While there has been an apparent convergence of international and domestic calls for reform, there is a distinct gulf between international and indigenous perceptions of the process. For example, U.S. officials and the American press have made much of the seeming coincidence between President Bush’s demands and indigenous Palestinian pressure, leading many to conclude that Washington’s insistence on a reform-first sequence was having its desired effect. Similarly, reform is viewed by many in the West as synonymous both with Arafat’s marginalisation and eventual replacement and with the emergence of a Palestinian leadership more accommodating toward Israel. A corollary to this view is that the reform movement is largely spurred by dissatisfaction with Arafat’s failure to conclude a peace deal with Prime Minister Barak, his perceived decision to launch the armed uprising, or intifada, and his inability to terminate it. Taken together, these assumptions lead many to the notion that the lack of Palestinian reform has been a major impediment to a successful peace process and that proceeding with the current reform efforts therefore is a key ingredient of (and important pre-requisite for) a re-energized peace process. Under such reasoning, reform will come first, discussion of final status issues will come later, and any earlier talk of final status issues will actually detract from reform. 

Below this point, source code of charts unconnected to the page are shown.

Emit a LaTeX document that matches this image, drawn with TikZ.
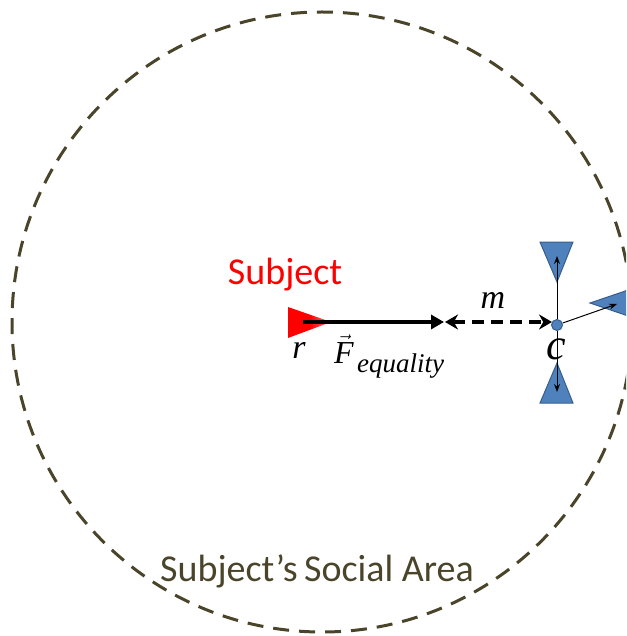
\documentclass[tikz,border=0pt]{standalone}
\usepackage{amsmath}
\usepackage{fontspec}
\setmainfont{Liberation Serif}
\newfontfamily\calfont{Carlito}
\usetikzlibrary{arrows.meta}
\definecolor{olive}{HTML}{4A452A}
\definecolor{officeblue}{HTML}{4F81BD}
\definecolor{blueedge}{HTML}{385D8A}
\tikzset{
  tri/.style={fill=officeblue, draw=blueedge, line width=1pt},
  lbl/.style={inner sep=0pt, font=\fontsize{34}{40}\selectfont\itshape},
  thin arrow/.style={line width=1pt, -{Stealth[length=8pt,width=6pt]}}
}
\begin{document}
\begin{tikzpicture}[x=1pt,y=-1pt]
\useasboundingbox (0,0) rectangle (626,636);
\begin{scope}
\clip (0,0) rectangle (626,636);
% social area
\draw[olive, line width=3pt, dash pattern=on 16pt off 10pt] (322,322) circle (310);
% subject triangle
\shade[left color=red, right color=red!55!white, middle color=red] (288,307) -- (331,322) -- (288,338) -- cycle;
% blue triangles
\draw[tri] (540,242) -- (573,242) -- (557,282) -- cycle;
\draw[tri] (540,403) -- (573,403) -- (557,363) -- cycle;
\draw[tri] (590,303) -- (640,286) -- (640,320) -- cycle;
\end{scope}
\coordinate (rs) at (303,322);
\coordinate (fe) at (444,322);
\coordinate (fe2) at (445,322);
\coordinate (ce) at (552,322);
\node[circle, fill=officeblue, draw=blueedge, line width=1pt, minimum size=11pt, inner sep=0pt] (c) at (557,325) {};
\coordinate (up) at (557,256);
\coordinate (dn) at (557,392);
\coordinate (rt) at (617,304);
\draw[line width=4pt, -{Triangle[length=13pt,width=14pt]}] (rs) -- (fe);
\draw[line width=4.5pt, dash pattern=on 12pt off 7pt, {Stealth[length=13pt,width=15pt]}-{Stealth[length=13pt,width=15pt]}] (fe2) -- (ce);
\draw[thin arrow] (c) -- (up);
\draw[thin arrow] (c) -- (dn);
\draw[thin arrow] (c) -- (rt);
% labels
\node[red, inner sep=0pt, font=\calfont\fontsize{38}{44}\selectfont] (subj) at (285,275) {Subject};
\node[lbl] (r) at (299,350) {r};
\node[lbl] (m) at (493,300) {m};
\node[lbl, font=\fontsize{44}{50}\selectfont\itshape] (cl) at (556,349) {c};
\node[inner sep=0pt, anchor=base west, font=\fontsize{32}{38}\selectfont] (F) at (334,363) {$\vec{\textit{F}}$};
\node[inner sep=0pt, anchor=base west, font=\fontsize{27}{32}\selectfont\itshape] (sub) at (357,372) {equality};
\node[olive, inner sep=0pt, font=\calfont\fontsize{38}{44}\selectfont] (area) at (317,571) {Subject’s\,Social Area};
\end{tikzpicture}
\end{document}
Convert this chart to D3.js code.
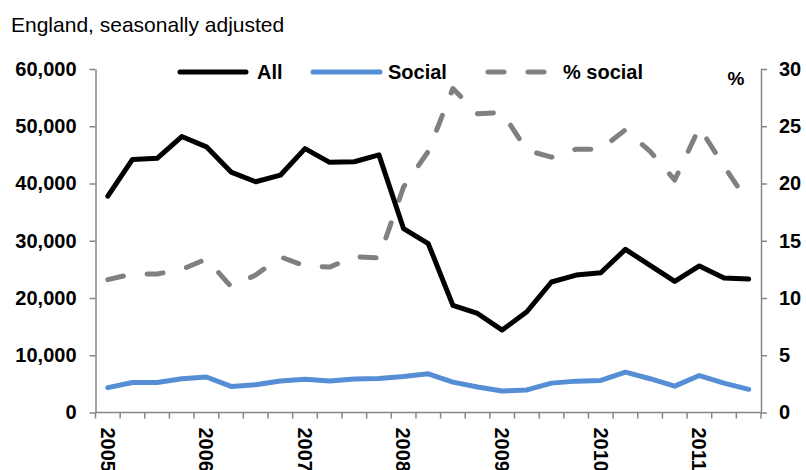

Many of these assertions do not withstand closer scrutiny, and often reflect a misunderstanding of domestic Palestinian dynamics:

  • The Palestinian reform movement has an old pedigree; it preceded President Bush’s call and will almost certainly outlast it.
  • The very notion of a Palestinian reform movement – as if it consists of a unified coalition of forces sharing broadly similar interests and objectives – is misleading. There are a number of reform agendas sponsored by a host of forces for a variety of motives that have little in common with one another and even less in common with the vision that the U.S. or Israel has of it. The most widely used depiction of the domestic Palestinian reform debate – Old Guard versus Young Guard – fails to do justice to the complexity of the alliances, constituencies, and agendas involved.
  • Far from believing that Arafat adopted an excessively hard line in his dealings with Israel, many in the so-called reform movement fault the Palestinian leadership for having been too responsive to U.S. and Israeli demands and, more importantly, for lacking a clear and effective strategy for resisting Israel’s occupation. Perhaps the greatest impetus behind the reform movement is the widely shared perception among Palestinians not that the intifada was a mistake, but that the Palestinian Authority (PA) failed to both properly manage the conflict and withstand Israeli attacks and international pressure. As a result, many Palestinians currently support transforming the PA into a technocratic/administrative body, with political decision-making power residing elsewhere – or even disbanding the PA altogether.
  • For a large number of Palestinians, the idea of modernising the PA and instruments of governance – while under military occupation is either impossible or meaningless; to them, the primary goal of institutional transformation therefore should be to strengthen the Palestinian capacity to challenge the Israeli occupation.
  • Although U.S. intervention initially may have given the reform efforts a boost, there is a consensus among virtually all Palestinians that U.S. – not to mention Israeli – pressure is impairing rather than improving their chances.

Reform of Palestinian institutions and politics is a domestic issue, and one that has wide support within the Palestinian community. Ultimately, Palestinians may well welcome international assistance in this overall endeavour. But today, the international community’s insistence on reform as precondition for a peace settlement is both harming its version of reform and delaying everyone’s notion of peace.